I am not naive enough to think that my budget will keep going like this for ever 🙂 I know that there can be and will be extra or unexpected expenses time to time. For example, next month I will have to make an RRSP contribution. That means I may need to use my line of credit, which means debt….

Oh, well 🙂

being single and saving

I started my lovely Saturday morning with exploring new blogs about saving, debt payment, and retirement.

I was enjoying this activity as much as I can; I thought “I am not alone in this journey” “there may be things that I can learn from them” and ‘I can do this, too, as now I have a great budget that works for me”.

Yeah, right….

I stumbled upon a blog on the net where a young couple plans to retire at the age of 35 or something. They seem to be doing well, both working and having decent salaries, with large houses and others. It looks like they do save one salary completely and some of the second salary each year. They claim to increase their net worth ~$12,000 every month (mostly from investments and savings from salaries).

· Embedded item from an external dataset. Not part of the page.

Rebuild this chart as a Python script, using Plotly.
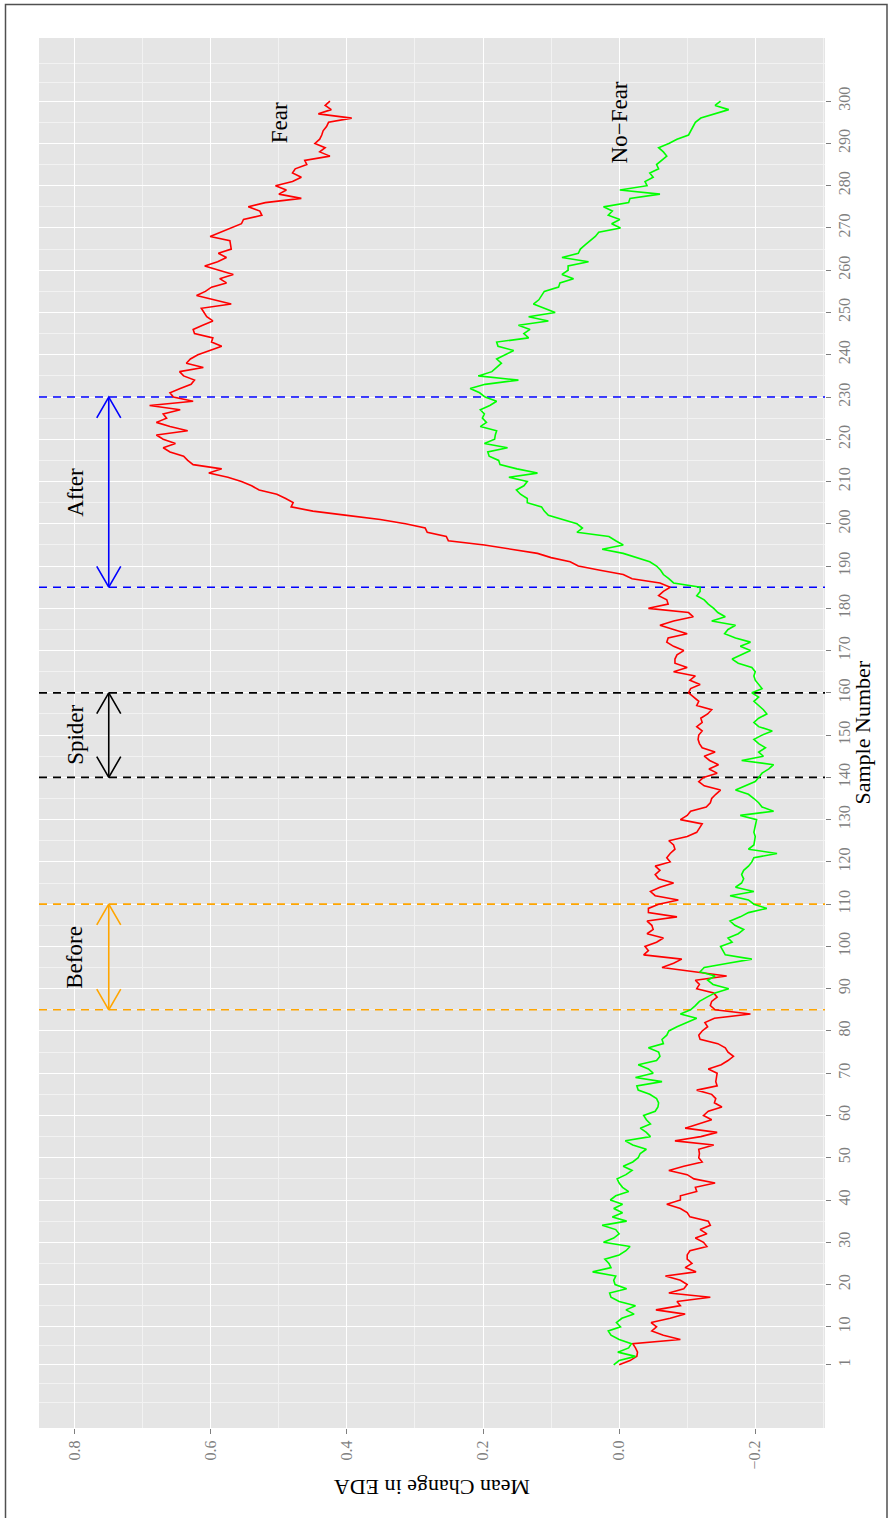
import math
import plotly.graph_objects as go

# ---------------- data ----------------
samples = list(range(1, 301))

fear = [
    0.000, -0.016, -0.026, -0.027, -0.024, -0.020, -0.090, -0.065, -0.048, -0.055,
    -0.047, -0.075, -0.097, -0.054, -0.090, -0.085, -0.134, -0.073, -0.095, -0.100,
    -0.090, -0.068, -0.113, -0.097, -0.107, -0.100, -0.100, -0.104, -0.129, -0.124,
    -0.112, -0.129, -0.119, -0.134, -0.131, -0.104, -0.100, -0.090, -0.070, -0.090,
    -0.090, -0.114, -0.112, -0.141, -0.110, -0.100, -0.073, -0.095, -0.122, -0.117,
    -0.118, -0.117, -0.139, -0.082, -0.120, -0.144, -0.097, -0.115, -0.136, -0.124,
    -0.131, -0.151, -0.140, -0.142, -0.136, -0.114, -0.144, -0.142, -0.143, -0.144,
    -0.131, -0.150, -0.160, -0.168, -0.160, -0.156, -0.145, -0.119, -0.117, -0.122,
    -0.130, -0.126, -0.140, -0.193, -0.141, -0.134, -0.136, -0.144, -0.139, -0.114,
    -0.118, -0.112, -0.158, -0.110, -0.063, -0.080, -0.092, -0.036, -0.043, -0.038,
    -0.055, -0.065, -0.041, -0.050, -0.048, -0.041, -0.085, -0.043, -0.043, -0.058,
    -0.087, -0.053, -0.046, -0.060, -0.080, -0.058, -0.053, -0.060, -0.053, -0.075,
    -0.070, -0.075, -0.082, -0.080, -0.073, -0.100, -0.114, -0.118, -0.122, -0.090,
    -0.100, -0.105, -0.128, -0.134, -0.136, -0.142, -0.149, -0.125, -0.117, -0.124,
    -0.144, -0.132, -0.146, -0.133, -0.125, -0.141, -0.122, -0.118, -0.116, -0.117,
    -0.122, -0.114, -0.122, -0.120, -0.130, -0.136, -0.114, -0.117, -0.110, -0.102,
    -0.105, -0.119, -0.104, -0.112, -0.080, -0.100, -0.082, -0.082, -0.085, -0.095,
    -0.080, -0.070, -0.072, -0.100, -0.080, -0.060, -0.080, -0.109, -0.102, -0.043,
    -0.072, -0.070, -0.058, -0.065, -0.075, -0.060, -0.019, -0.006, 0.028, 0.060,
    0.072, 0.100, 0.120, 0.160, 0.198, 0.251, 0.254, 0.282, 0.285, 0.314,
    0.351, 0.400, 0.450, 0.482, 0.479, 0.490, 0.503, 0.529, 0.540, 0.555,
    0.575, 0.603, 0.584, 0.626, 0.634, 0.640, 0.660, 0.670, 0.652, 0.670,
    0.680, 0.634, 0.660, 0.680, 0.665, 0.670, 0.645, 0.690, 0.626, 0.655,
    0.660, 0.645, 0.629, 0.624, 0.640, 0.646, 0.611, 0.636, 0.630, 0.619,
    0.600, 0.584, 0.599, 0.597, 0.624, 0.626, 0.612, 0.597, 0.606, 0.610,
    0.614, 0.570, 0.595, 0.621, 0.608, 0.599, 0.577, 0.587, 0.567, 0.588,
    0.609, 0.590, 0.577, 0.589, 0.570, 0.571, 0.572, 0.601, 0.585, 0.572,
    0.555, 0.552, 0.525, 0.528, 0.545, 0.520, 0.467, 0.500, 0.489, 0.505,
    0.480, 0.467, 0.480, 0.476, 0.459, 0.462, 0.425, 0.440, 0.432, 0.447,
    0.440, 0.437, 0.435, 0.430, 0.427, 0.393, 0.442, 0.423, 0.432, 0.425,
]

no_fear = [
    0.008, 0.000, -0.024, 0.002, -0.014, -0.018, 0.000, 0.012, 0.016, -0.002,
    0.004, -0.004, -0.022, -0.010, -0.024, 0.000, 0.012, 0.014, -0.011, 0.006,
    0.008, 0.005, 0.039, 0.012, 0.015, 0.021, 0.000, -0.010, -0.016, 0.023,
    0.008, 0.000, 0.005, 0.025, -0.011, 0.010, -0.005, 0.008, -0.005, 0.013,
    0.005, -0.014, -0.005, 0.000, 0.003, -0.010, -0.019, -0.006, -0.020, -0.028,
    -0.031, -0.040, -0.020, -0.009, -0.046, -0.040, -0.031, -0.046, -0.040, -0.036,
    -0.053, -0.057, -0.058, -0.055, -0.045, -0.028, -0.026, -0.063, -0.024, -0.050,
    -0.043, -0.028, -0.055, -0.060, -0.058, -0.043, -0.065, -0.063, -0.070, -0.073,
    -0.085, -0.100, -0.114, -0.090, -0.105, -0.112, -0.118, -0.129, -0.141, -0.161,
    -0.138, -0.130, -0.141, -0.119, -0.125, -0.160, -0.195, -0.156, -0.152, -0.149,
    -0.166, -0.160, -0.175, -0.183, -0.170, -0.163, -0.178, -0.190, -0.217, -0.198,
    -0.190, -0.163, -0.198, -0.171, -0.180, -0.183, -0.180, -0.183, -0.190, -0.195,
    -0.198, -0.232, -0.190, -0.198, -0.199, -0.200, -0.198, -0.199, -0.200, -0.202,
    -0.178, -0.227, -0.210, -0.205, -0.198, -0.190, -0.171, -0.185, -0.200, -0.205,
    -0.210, -0.220, -0.227, -0.180, -0.212, -0.205, -0.215, -0.205, -0.198, -0.210,
    -0.225, -0.205, -0.198, -0.205, -0.217, -0.212, -0.205, -0.198, -0.205, -0.195,
    -0.210, -0.205, -0.200, -0.198, -0.200, -0.195, -0.175, -0.166, -0.180, -0.193,
    -0.178, -0.193, -0.171, -0.155, -0.160, -0.171, -0.136, -0.156, -0.145, -0.139,
    -0.131, -0.125, -0.114, -0.119, -0.119, -0.080, -0.073, -0.065, -0.061, -0.055,
    -0.045, -0.025, -0.006, 0.025, -0.006, 0.005, 0.015, 0.062, 0.054, 0.062,
    0.085, 0.104, 0.110, 0.114, 0.135, 0.135, 0.145, 0.151, 0.140, 0.135,
    0.162, 0.120, 0.150, 0.175, 0.177, 0.191, 0.193, 0.164, 0.198, 0.183,
    0.182, 0.180, 0.204, 0.195, 0.201, 0.198, 0.204, 0.190, 0.180, 0.197,
    0.205, 0.219, 0.197, 0.148, 0.207, 0.187, 0.180, 0.173, 0.180, 0.168,
    0.155, 0.178, 0.180, 0.133, 0.140, 0.131, 0.148, 0.104, 0.133, 0.094,
    0.110, 0.126, 0.118, 0.114, 0.110, 0.089, 0.087, 0.067, 0.084, 0.075,
    0.075, 0.045, 0.084, 0.060, 0.057, 0.050, 0.043, 0.035, 0.030, -0.002,
    0.011, -0.001, 0.016, 0.010, 0.023, -0.014, -0.016, -0.060, -0.001, -0.041,
    -0.038, -0.050, -0.045, -0.058, -0.055, -0.063, -0.070, -0.065, -0.058, -0.073,
    -0.085, -0.102, -0.105, -0.109, -0.112, -0.120, -0.139, -0.161, -0.141, -0.149,
]

# periods marked with dashed lines + double arrows
period_names = ["Before", "Spider", "After"]
period_start = [85, 140, 185]
period_end = [110, 160, 230]
period_colors = ["#FFA500", "#000000", "#0000FF"]
arrow_level = 0.75
label_level = 0.8

series_labels = ["Fear", "No\u2212Fear"]
series_label_values = [0.5, 0.0]
series_label_sample = 295

sample_ticks = [1] + list(range(10, 301, 10))
sample_minor = [-8, -3.5, 5.5] + list(range(15, 300, 10)) + [304.5, 309]
eda_ticks = [-0.2, 0.0, 0.2, 0.4, 0.6, 0.8]
eda_ticktext = ["\u22120.2", "0.0", "0.2", "0.4", "0.6", "0.8"]
eda_minor = [-0.3, -0.1, 0.1, 0.3, 0.5, 0.7]

# ---------------- layout geometry ----------------
W, H = 888, 1518
ML, MR, MT, MB = 39, 63, 38, 90
eda_range = [0.8525, -0.3025]
sample_range = [-13.95, 314.95]
plot_w = W - ML - MR
plot_h = H - MT - MB
px_per_val = plot_w / abs(eda_range[1] - eda_range[0])
px_per_sample = plot_h / (sample_range[1] - sample_range[0])

FONT = "Liberation Serif, Times New Roman, serif"
LW = 1.6

fig = go.Figure()

# dashed period lines
for s0, s1, col in zip(period_start, period_end, period_colors):
    for s in (s0, s1):
        fig.add_trace(go.Scatter(
            x=[eda_range[0], eda_range[1]], y=[s, s], mode="lines",
            line=dict(color=col, width=LW, dash="8px,6px"),
            hoverinfo="skip", showlegend=False, cliponaxis=True))

# data lines
fig.add_trace(go.Scatter(x=fear, y=samples, mode="lines",
                         line=dict(color="#FF0000", width=LW), name="Fear",
                         showlegend=False))
fig.add_trace(go.Scatter(x=no_fear, y=samples, mode="lines",
                         line=dict(color="#00FF00", width=LW), name="No-Fear",
                         showlegend=False))

# double-headed arrows (open heads, 30 degrees)
head_len = 24
hdx = head_len * math.sin(math.radians(30)) / px_per_val
hdy = head_len * math.cos(math.radians(30)) / px_per_sample
for s0, s1, col in zip(period_start, period_end, period_colors):
    xs = [arrow_level, arrow_level, None,
          arrow_level - hdx, arrow_level, arrow_level + hdx, None,
          arrow_level - hdx, arrow_level, arrow_level + hdx]
    ys = [s0, s1, None,
          s1 - hdy, s1, s1 - hdy, None,
          s0 + hdy, s0, s0 + hdy]
    fig.add_trace(go.Scatter(x=xs, y=ys, mode="lines",
                             line=dict(color=col, width=LW),
                             hoverinfo="skip", showlegend=False))

annotations = []
for name, s0, s1 in zip(period_names, period_start, period_end):
    annotations.append(dict(x=label_level, y=(s0 + s1) / 2, xref="x", yref="y",
                            text=name, showarrow=False, textangle=-90,
                            font=dict(family=FONT, size=23, color="black")))
for lab, v in zip(series_labels, series_label_values):
    annotations.append(dict(x=v, y=series_label_sample, xref="x", yref="y",
                            text=lab, showarrow=False, textangle=-90,
                            font=dict(family=FONT, size=23, color="black")))
# axis titles (figure rotated 90 degrees)
annotations.append(dict(x=0.5, y=-(1502 - (H - MB)) / plot_h, xref="paper", yref="paper",
                        text="Mean Change in EDA", showarrow=False, textangle=180,
                        font=dict(family=FONT, size=22, color="black")))
annotations.append(dict(x=(876 - ML) / plot_w, y=0.5, xref="paper", yref="paper",
                        text="Sample Number", showarrow=False, textangle=-90,
                        font=dict(family=FONT, size=22, color="black")))

# outer border of the page
shapes = [dict(type="rect", xref="paper", yref="paper",
               x0=(5.5 - ML) / plot_w, x1=(887 - ML) / plot_w,
               y0=-(1530 - (H - MB)) / plot_h, y1=((H - MB) - 4.5) / plot_h,
               line=dict(color="#505050", width=1.5), fillcolor="rgba(0,0,0,0)",
               layer="above")]

tickfont = dict(family=FONT, size=16, color="#7F7F7F")
fig.update_layout(
    width=W, height=H,
    margin=dict(l=ML, r=MR, t=MT, b=MB, pad=0),
    paper_bgcolor="white", plot_bgcolor="#E5E5E5",
    showlegend=False,
    annotations=annotations,
    shapes=shapes,
    xaxis=dict(range=eda_range, tickmode="array", tickvals=eda_ticks, ticktext=eda_ticktext,
               tickangle=-90, ticks="outside", ticklen=5, tickwidth=1, tickcolor="#7F7F7F",
               tickfont=tickfont, showgrid=True, gridcolor="white", gridwidth=1.4,
               zeroline=False, showline=False,
               minor=dict(tickmode="array", tickvals=eda_minor, showgrid=True,
                          gridcolor="#F2F2F2", gridwidth=0.8, ticks="")),
    yaxis=dict(range=sample_range, side="right", tickmode="array", tickvals=sample_ticks,
               ticktext=[str(t) for t in sample_ticks],
               tickangle=-90, ticks="outside", ticklen=5, tickwidth=1, tickcolor="#7F7F7F",
               tickfont=tickfont, showgrid=True, gridcolor="white", gridwidth=1.4,
               zeroline=False, showline=False,
               minor=dict(tickmode="array", tickvals=sample_minor, showgrid=True,
                          gridcolor="#F2F2F2", gridwidth=0.8, ticks="")),
)

fig.write_html("out.html", config={"displayModeBar": False},
               post_script="document.body.style.margin='0';document.body.style.overflow='hidden';")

The reading that started so exciting on this beautiful Saturday then turned into a sour feeling: I cannot possibly save that much….

I felt all my efforts to make the best out of each dollar I earn somehow felt inadequate… insufficient…. I felt like I was trying to swim in a little pond in the backyard rather than an ocean….

But, it should not!….

I am living within my own reality, not somebody else’s. It may take me longer than others maybe, but eventually I will accomplish what I hope to accomplish. I have no interest in early retirement, though I would appreciate the freedom to retire early should I change my mind in future. I may feel disadvantaged but I should also feel proud of myself.

And I think I should especially appreciate the fact that I am saving and investing for my future all by myself.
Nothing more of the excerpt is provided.